┏━━

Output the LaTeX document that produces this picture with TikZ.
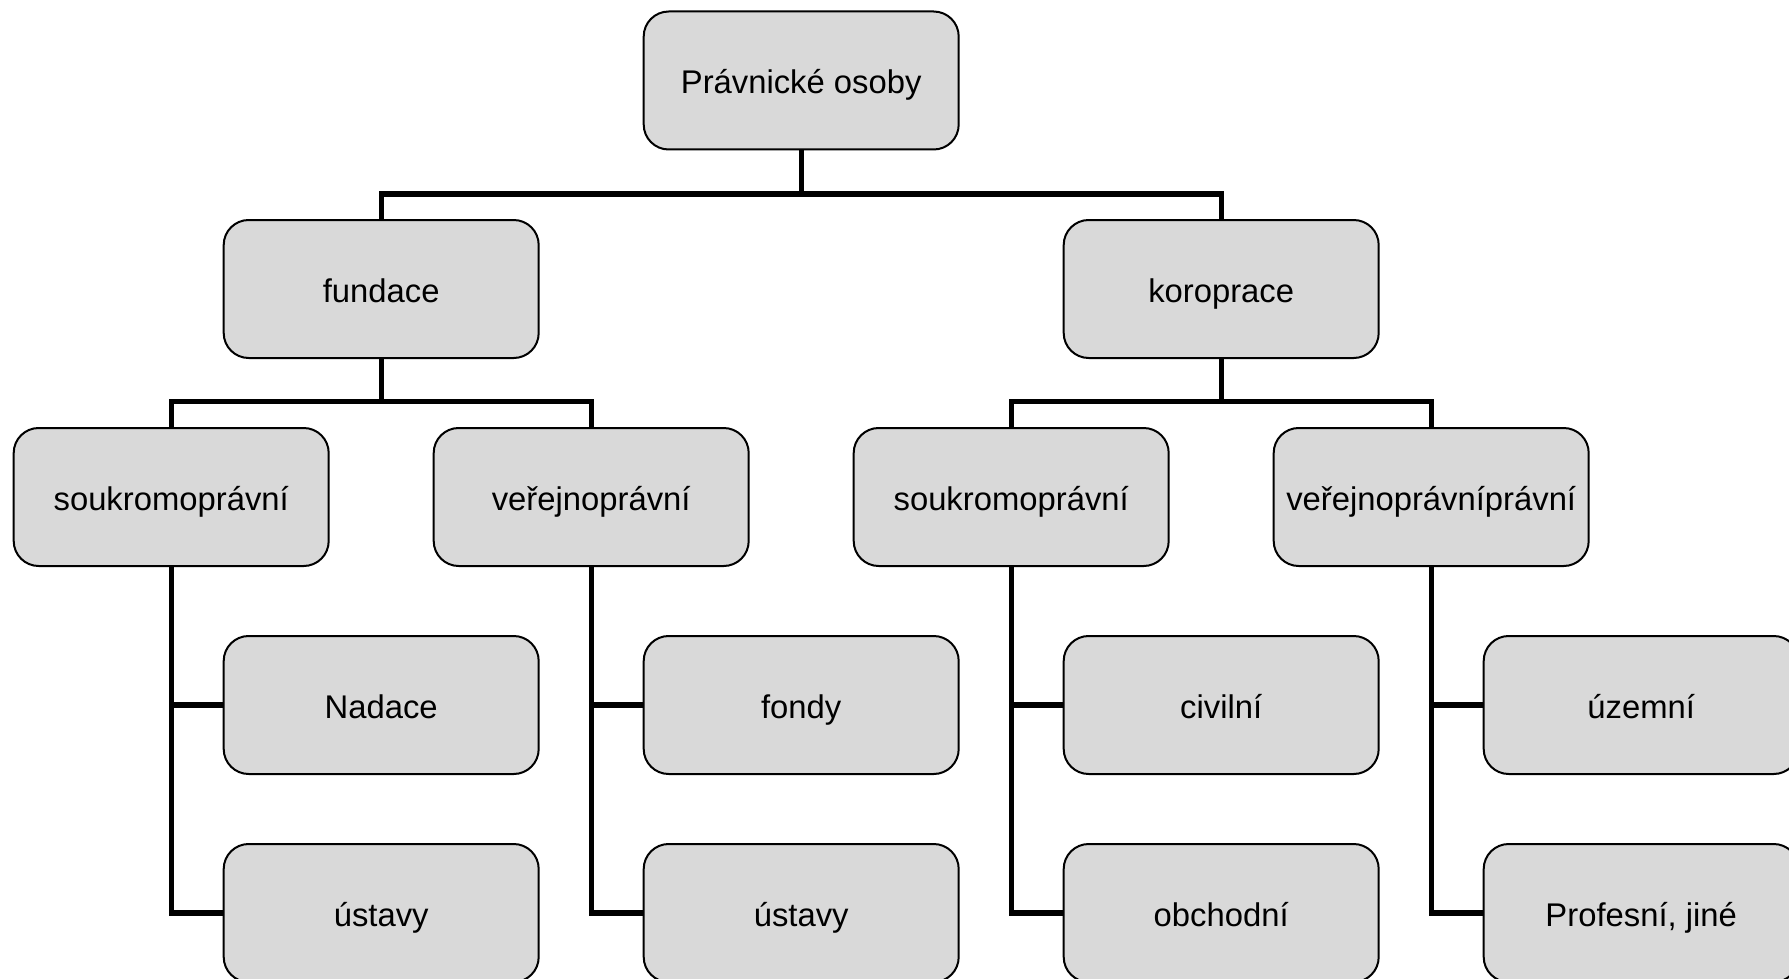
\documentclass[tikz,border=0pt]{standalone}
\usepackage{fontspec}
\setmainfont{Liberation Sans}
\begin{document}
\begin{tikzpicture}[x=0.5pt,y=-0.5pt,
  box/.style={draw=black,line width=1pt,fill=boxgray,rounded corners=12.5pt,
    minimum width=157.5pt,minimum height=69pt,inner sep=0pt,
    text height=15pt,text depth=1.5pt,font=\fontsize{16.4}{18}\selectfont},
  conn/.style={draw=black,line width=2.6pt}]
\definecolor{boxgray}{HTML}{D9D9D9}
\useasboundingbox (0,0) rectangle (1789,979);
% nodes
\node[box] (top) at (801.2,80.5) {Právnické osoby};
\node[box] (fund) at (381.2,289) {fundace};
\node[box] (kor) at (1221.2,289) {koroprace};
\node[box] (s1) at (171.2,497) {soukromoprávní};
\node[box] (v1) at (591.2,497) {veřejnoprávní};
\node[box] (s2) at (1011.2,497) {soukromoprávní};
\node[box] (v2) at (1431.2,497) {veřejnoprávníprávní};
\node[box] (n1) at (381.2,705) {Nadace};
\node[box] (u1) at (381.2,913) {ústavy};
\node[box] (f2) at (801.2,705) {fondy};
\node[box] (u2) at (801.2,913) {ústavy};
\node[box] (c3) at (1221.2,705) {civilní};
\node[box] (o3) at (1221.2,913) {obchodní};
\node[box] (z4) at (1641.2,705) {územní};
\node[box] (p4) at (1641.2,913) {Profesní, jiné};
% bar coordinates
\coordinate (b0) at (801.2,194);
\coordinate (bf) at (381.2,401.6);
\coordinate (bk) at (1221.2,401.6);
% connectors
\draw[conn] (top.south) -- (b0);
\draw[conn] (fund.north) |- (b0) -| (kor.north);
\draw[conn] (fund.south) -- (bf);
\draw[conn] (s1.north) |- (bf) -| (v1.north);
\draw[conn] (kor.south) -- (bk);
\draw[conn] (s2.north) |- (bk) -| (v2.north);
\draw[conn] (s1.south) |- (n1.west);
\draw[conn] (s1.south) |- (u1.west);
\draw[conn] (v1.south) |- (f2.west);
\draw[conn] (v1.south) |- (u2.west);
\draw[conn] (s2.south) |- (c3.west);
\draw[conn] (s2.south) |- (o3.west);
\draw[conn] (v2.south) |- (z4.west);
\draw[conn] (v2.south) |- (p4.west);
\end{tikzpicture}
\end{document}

┗━━

■ **REQUEST**: Transcribe the material exactly, leaving every picture out.

■ **RESPONSE**:
Output the LaTeX document that produces this picture with TikZ.
\documentclass[tikz,border=0pt]{standalone}
\usepackage{fontspec}
\setmainfont{Liberation Sans}
\begin{document}
\begin{tikzpicture}[x=0.5pt,y=-0.5pt,
  box/.style={draw=black,line width=1pt,fill=boxgray,rounded corners=12.5pt,
    minimum width=157.5pt,minimum height=69pt,inner sep=0pt,
    text height=15pt,text depth=1.5pt,font=\fontsize{16.4}{18}\selectfont},
  conn/.style={draw=black,line width=2.6pt}]
\definecolor{boxgray}{HTML}{D9D9D9}
\useasboundingbox (0,0) rectangle (1789,979);
% nodes
\node[box] (top) at (801.2,80.5) {Právnické osoby};
\node[box] (fund) at (381.2,289) {fundace};
\node[box] (kor) at (1221.2,289) {koroprace};
\node[box] (s1) at (171.2,497) {soukromoprávní};
\node[box] (v1) at (591.2,497) {veřejnoprávní};
\node[box] (s2) at (1011.2,497) {soukromoprávní};
\node[box] (v2) at (1431.2,497) {veřejnoprávníprávní};
\node[box] (n1) at (381.2,705) {Nadace};
\node[box] (u1) at (381.2,913) {ústavy};
\node[box] (f2) at (801.2,705) {fondy};
\node[box] (u2) at (801.2,913) {ústavy};
\node[box] (c3) at (1221.2,705) {civilní};
\node[box] (o3) at (1221.2,913) {obchodní};
\node[box] (z4) at (1641.2,705) {územní};
\node[box] (p4) at (1641.2,913) {Profesní, jiné};
% bar coordinates
\coordinate (b0) at (801.2,194);
\coordinate (bf) at (381.2,401.6);
\coordinate (bk) at (1221.2,401.6);
% connectors
\draw[conn] (top.south) -- (b0);
\draw[conn] (fund.north) |- (b0) -| (kor.north);
\draw[conn] (fund.south) -- (bf);
\draw[conn] (s1.north) |- (bf) -| (v1.north);
\draw[conn] (kor.south) -- (bk);
\draw[conn] (s2.north) |- (bk) -| (v2.north);
\draw[conn] (s1.south) |- (n1.west);
\draw[conn] (s1.south) |- (u1.west);
\draw[conn] (v1.south) |- (f2.west);
\draw[conn] (v1.south) |- (u2.west);
\draw[conn] (s2.south) |- (c3.west);
\draw[conn] (s2.south) |- (o3.west);
\draw[conn] (v2.south) |- (z4.west);
\draw[conn] (v2.south) |- (p4.west);
\end{tikzpicture}
\end{document}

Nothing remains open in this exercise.